=== Excerpted records ===

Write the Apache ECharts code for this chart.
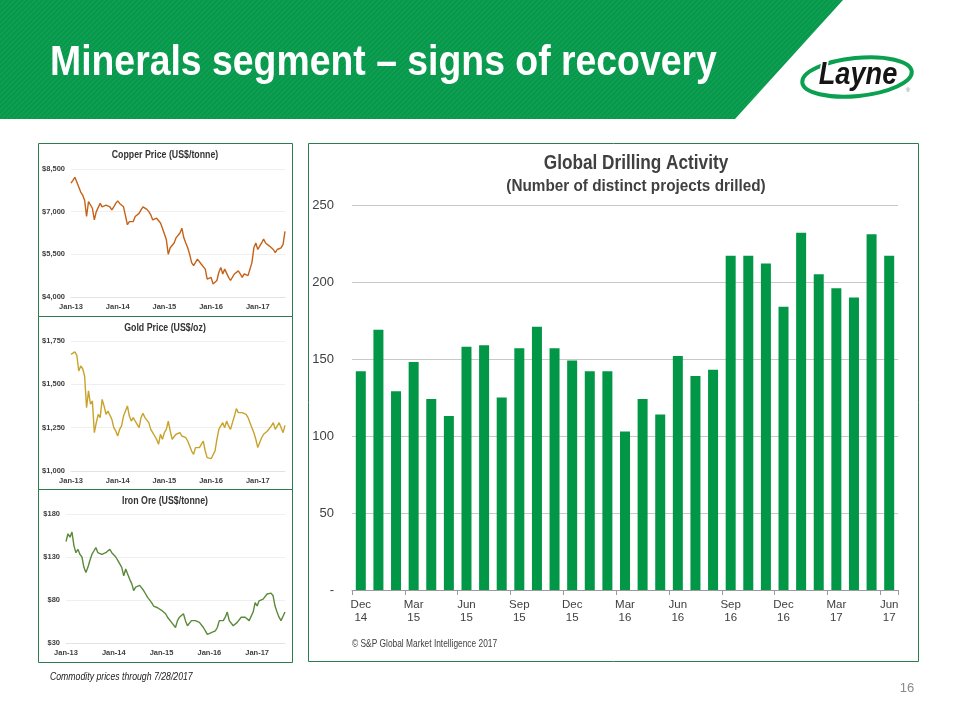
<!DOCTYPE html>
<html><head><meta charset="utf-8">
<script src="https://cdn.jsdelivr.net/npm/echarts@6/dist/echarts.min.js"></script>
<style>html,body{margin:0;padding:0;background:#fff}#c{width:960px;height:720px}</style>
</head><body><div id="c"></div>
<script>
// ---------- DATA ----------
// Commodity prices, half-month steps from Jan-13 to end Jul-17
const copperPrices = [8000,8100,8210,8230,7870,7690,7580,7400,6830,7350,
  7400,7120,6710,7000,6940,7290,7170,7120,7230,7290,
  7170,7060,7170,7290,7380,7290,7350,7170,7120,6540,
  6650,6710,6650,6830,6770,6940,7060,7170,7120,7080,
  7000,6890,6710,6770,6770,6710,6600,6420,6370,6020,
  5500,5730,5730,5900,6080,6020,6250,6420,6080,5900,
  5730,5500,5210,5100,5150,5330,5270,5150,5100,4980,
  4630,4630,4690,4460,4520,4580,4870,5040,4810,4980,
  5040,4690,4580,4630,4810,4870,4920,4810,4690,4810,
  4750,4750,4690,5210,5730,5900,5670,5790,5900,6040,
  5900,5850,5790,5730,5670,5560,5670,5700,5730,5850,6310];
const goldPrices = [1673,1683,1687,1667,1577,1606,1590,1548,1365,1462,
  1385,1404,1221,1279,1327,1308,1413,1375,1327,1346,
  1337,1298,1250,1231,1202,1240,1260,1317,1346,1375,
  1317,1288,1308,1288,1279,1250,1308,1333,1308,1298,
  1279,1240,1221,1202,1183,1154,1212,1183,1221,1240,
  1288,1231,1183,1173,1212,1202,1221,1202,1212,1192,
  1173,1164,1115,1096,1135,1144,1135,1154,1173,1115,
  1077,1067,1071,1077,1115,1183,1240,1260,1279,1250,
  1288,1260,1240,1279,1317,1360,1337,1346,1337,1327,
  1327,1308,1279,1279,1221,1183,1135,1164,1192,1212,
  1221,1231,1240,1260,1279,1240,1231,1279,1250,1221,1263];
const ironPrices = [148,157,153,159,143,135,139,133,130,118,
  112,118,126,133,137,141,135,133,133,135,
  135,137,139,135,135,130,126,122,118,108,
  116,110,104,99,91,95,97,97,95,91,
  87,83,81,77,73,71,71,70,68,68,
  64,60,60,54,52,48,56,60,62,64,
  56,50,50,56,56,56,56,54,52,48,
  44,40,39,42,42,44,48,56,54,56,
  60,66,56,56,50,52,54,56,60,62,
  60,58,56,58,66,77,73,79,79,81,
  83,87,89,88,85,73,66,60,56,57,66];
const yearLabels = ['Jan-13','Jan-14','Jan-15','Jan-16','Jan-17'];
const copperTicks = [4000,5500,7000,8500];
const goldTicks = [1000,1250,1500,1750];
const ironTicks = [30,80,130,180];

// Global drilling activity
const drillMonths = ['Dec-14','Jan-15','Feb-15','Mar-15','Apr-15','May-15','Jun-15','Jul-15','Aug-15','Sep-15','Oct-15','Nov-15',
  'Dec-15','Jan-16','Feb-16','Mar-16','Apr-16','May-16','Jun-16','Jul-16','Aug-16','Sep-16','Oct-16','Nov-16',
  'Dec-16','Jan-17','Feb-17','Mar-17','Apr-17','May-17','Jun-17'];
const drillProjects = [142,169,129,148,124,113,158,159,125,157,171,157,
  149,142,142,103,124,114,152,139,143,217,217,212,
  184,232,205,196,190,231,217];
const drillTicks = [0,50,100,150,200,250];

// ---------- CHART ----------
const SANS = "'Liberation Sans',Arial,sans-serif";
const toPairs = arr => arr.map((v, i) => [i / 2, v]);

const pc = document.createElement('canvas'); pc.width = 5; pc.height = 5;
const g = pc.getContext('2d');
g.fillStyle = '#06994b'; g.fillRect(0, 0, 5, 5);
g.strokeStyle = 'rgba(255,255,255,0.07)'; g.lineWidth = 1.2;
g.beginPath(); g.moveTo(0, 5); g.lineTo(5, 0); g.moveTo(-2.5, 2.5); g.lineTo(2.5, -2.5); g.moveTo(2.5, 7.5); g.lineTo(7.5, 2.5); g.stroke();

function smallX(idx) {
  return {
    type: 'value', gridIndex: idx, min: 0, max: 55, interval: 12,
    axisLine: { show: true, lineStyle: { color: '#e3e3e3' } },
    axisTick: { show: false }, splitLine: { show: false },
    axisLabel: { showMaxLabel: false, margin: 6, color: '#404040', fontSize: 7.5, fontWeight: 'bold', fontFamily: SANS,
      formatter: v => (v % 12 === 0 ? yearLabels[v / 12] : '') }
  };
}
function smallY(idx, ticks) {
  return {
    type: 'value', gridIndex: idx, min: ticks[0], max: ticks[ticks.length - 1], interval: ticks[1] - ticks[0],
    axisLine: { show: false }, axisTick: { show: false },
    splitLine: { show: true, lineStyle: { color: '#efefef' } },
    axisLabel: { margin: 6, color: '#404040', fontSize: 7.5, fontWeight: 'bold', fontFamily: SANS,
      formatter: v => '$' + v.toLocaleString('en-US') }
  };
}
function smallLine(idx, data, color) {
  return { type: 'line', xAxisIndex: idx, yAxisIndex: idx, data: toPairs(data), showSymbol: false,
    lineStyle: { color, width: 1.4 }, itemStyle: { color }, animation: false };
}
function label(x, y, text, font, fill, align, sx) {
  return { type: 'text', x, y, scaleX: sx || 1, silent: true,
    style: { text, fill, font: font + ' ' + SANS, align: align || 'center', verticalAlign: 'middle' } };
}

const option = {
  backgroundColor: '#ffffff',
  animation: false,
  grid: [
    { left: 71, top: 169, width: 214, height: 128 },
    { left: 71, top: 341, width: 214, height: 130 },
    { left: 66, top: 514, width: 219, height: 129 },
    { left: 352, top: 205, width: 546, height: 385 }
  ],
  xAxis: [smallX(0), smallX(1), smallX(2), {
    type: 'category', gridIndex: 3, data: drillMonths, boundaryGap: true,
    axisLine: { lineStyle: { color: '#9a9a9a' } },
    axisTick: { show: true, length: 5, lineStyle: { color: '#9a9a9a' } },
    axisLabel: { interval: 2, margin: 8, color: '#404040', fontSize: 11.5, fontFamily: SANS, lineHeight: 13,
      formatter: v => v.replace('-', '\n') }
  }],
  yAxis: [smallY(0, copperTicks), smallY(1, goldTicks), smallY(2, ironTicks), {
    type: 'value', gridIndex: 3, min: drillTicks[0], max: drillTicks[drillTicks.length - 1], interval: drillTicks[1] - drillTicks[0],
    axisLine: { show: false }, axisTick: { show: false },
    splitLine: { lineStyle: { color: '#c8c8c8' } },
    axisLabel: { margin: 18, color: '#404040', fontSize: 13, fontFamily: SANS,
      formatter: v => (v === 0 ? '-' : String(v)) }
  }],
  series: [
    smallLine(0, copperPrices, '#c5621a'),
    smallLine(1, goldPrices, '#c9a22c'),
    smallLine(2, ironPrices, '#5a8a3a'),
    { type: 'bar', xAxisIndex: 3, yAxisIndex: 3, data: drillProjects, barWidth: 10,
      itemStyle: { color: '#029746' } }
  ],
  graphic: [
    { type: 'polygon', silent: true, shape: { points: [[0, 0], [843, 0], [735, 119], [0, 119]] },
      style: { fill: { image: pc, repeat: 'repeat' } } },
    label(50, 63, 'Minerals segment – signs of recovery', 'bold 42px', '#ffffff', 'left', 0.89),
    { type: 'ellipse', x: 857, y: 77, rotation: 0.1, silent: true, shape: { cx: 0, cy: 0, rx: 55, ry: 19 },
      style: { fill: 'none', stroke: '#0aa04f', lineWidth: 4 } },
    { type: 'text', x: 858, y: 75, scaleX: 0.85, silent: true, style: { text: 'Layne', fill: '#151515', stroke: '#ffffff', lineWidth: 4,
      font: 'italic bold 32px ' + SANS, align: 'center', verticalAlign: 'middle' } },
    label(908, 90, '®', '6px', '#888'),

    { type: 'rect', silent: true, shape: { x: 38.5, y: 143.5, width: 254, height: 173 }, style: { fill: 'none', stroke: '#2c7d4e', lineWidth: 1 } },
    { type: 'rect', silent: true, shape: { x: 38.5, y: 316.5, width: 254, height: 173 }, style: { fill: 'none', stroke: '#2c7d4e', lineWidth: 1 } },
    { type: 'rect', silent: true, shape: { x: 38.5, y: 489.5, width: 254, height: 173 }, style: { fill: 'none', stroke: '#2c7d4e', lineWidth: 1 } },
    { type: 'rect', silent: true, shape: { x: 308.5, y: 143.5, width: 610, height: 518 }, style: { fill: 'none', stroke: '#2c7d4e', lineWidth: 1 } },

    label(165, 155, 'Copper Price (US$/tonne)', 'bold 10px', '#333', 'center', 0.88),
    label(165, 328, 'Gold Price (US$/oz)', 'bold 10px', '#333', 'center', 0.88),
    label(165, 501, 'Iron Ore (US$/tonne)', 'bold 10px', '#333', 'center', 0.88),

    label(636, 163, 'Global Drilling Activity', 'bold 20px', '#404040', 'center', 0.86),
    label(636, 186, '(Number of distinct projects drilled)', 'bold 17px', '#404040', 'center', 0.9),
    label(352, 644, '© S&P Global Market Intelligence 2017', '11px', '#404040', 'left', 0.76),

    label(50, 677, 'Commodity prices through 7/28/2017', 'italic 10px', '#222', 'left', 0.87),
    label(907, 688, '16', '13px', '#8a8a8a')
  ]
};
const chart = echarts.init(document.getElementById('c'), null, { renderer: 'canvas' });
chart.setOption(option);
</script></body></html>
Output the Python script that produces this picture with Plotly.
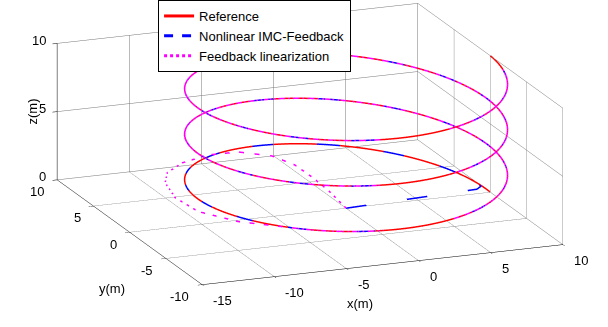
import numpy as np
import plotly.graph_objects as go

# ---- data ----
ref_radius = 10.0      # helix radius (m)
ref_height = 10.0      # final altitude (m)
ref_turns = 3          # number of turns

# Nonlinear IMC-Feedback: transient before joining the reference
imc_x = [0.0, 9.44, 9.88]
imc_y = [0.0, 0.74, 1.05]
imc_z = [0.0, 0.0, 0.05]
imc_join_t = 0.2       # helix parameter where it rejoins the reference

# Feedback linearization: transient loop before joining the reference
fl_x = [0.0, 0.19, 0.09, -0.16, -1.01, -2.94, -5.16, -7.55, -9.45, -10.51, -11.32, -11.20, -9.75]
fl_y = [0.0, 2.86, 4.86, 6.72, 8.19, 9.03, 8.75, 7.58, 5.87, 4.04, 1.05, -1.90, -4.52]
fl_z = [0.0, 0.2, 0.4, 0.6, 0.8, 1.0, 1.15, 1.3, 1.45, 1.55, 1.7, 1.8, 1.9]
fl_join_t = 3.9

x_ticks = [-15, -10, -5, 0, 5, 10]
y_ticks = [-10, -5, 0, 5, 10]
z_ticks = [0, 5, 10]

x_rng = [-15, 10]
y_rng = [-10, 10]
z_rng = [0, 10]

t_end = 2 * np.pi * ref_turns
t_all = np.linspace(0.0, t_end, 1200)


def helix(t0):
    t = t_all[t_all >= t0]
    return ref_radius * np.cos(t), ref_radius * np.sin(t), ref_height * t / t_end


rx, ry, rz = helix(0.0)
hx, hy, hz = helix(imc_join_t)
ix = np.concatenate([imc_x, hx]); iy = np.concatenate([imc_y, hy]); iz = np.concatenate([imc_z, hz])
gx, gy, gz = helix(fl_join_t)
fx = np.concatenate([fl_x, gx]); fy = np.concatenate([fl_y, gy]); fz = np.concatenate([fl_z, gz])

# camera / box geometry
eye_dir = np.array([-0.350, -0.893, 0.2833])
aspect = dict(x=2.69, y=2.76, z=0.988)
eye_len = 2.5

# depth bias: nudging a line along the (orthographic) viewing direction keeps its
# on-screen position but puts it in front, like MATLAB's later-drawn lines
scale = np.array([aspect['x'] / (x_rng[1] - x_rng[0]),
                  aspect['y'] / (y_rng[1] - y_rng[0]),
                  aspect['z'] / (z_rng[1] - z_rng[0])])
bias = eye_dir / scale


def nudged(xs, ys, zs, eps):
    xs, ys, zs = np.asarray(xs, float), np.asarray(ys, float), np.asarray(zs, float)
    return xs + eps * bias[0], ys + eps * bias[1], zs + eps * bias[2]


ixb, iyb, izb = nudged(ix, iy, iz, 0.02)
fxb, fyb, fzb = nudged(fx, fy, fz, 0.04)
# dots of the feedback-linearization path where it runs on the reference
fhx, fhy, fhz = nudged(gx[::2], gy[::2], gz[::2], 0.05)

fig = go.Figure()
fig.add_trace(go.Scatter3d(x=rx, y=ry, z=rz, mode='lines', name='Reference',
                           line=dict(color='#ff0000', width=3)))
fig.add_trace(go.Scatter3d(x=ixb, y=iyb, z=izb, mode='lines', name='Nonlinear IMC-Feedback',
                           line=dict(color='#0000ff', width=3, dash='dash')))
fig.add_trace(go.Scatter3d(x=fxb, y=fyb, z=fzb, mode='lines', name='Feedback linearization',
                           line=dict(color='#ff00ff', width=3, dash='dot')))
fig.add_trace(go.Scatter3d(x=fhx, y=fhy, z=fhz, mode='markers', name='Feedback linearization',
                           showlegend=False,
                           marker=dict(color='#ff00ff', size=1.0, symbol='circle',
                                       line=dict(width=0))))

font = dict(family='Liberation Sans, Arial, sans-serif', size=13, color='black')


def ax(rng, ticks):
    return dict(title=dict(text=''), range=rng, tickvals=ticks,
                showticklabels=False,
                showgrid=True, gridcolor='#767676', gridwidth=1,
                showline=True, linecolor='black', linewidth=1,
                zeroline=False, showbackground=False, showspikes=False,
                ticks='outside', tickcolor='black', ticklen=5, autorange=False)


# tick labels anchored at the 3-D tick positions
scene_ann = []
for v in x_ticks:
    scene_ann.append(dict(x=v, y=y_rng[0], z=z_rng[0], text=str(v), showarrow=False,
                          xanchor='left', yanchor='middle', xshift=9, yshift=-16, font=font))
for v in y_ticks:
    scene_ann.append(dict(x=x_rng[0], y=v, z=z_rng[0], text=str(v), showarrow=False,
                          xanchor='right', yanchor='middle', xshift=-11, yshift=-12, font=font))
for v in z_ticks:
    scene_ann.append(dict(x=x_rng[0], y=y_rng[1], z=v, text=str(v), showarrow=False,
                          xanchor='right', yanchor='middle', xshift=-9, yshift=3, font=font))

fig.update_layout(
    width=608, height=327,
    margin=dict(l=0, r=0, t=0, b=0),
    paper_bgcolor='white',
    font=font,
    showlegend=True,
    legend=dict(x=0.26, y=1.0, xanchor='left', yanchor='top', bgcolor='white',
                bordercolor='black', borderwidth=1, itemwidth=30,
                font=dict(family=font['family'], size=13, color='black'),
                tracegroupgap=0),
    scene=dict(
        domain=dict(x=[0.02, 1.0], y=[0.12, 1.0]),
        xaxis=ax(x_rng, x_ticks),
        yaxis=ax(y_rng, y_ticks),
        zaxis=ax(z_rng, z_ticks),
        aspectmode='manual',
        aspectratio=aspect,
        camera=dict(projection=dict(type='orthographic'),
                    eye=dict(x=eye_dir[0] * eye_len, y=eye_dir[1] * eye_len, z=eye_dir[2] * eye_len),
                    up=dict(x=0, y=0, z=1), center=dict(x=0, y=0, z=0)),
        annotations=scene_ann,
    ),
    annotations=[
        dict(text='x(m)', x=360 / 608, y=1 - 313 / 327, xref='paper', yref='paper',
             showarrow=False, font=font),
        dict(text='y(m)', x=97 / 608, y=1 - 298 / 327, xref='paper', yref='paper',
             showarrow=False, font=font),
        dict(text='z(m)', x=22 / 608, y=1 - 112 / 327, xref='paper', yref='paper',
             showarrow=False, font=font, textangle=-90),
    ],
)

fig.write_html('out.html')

===

• Directions:
The lines to reproduce run from the one above containing "Output the Python" through the one containing "z_ticks = [0, 5, 10]". Copy them exactly and leave out all pictures.

• Exercise result:
Output the Python script that produces this picture with Plotly.
import numpy as np
import plotly.graph_objects as go

# ---- data ----
ref_radius = 10.0      # helix radius (m)
ref_height = 10.0      # final altitude (m)
ref_turns = 3          # number of turns

# Nonlinear IMC-Feedback: transient before joining the reference
imc_x = [0.0, 9.44, 9.88]
imc_y = [0.0, 0.74, 1.05]
imc_z = [0.0, 0.0, 0.05]
imc_join_t = 0.2       # helix parameter where it rejoins the reference

# Feedback linearization: transient loop before joining the reference
fl_x = [0.0, 0.19, 0.09, -0.16, -1.01, -2.94, -5.16, -7.55, -9.45, -10.51, -11.32, -11.20, -9.75]
fl_y = [0.0, 2.86, 4.86, 6.72, 8.19, 9.03, 8.75, 7.58, 5.87, 4.04, 1.05, -1.90, -4.52]
fl_z = [0.0, 0.2, 0.4, 0.6, 0.8, 1.0, 1.15, 1.3, 1.45, 1.55, 1.7, 1.8, 1.9]
fl_join_t = 3.9

x_ticks = [-15, -10, -5, 0, 5, 10]
y_ticks = [-10, -5, 0, 5, 10]
z_ticks = [0, 5, 10]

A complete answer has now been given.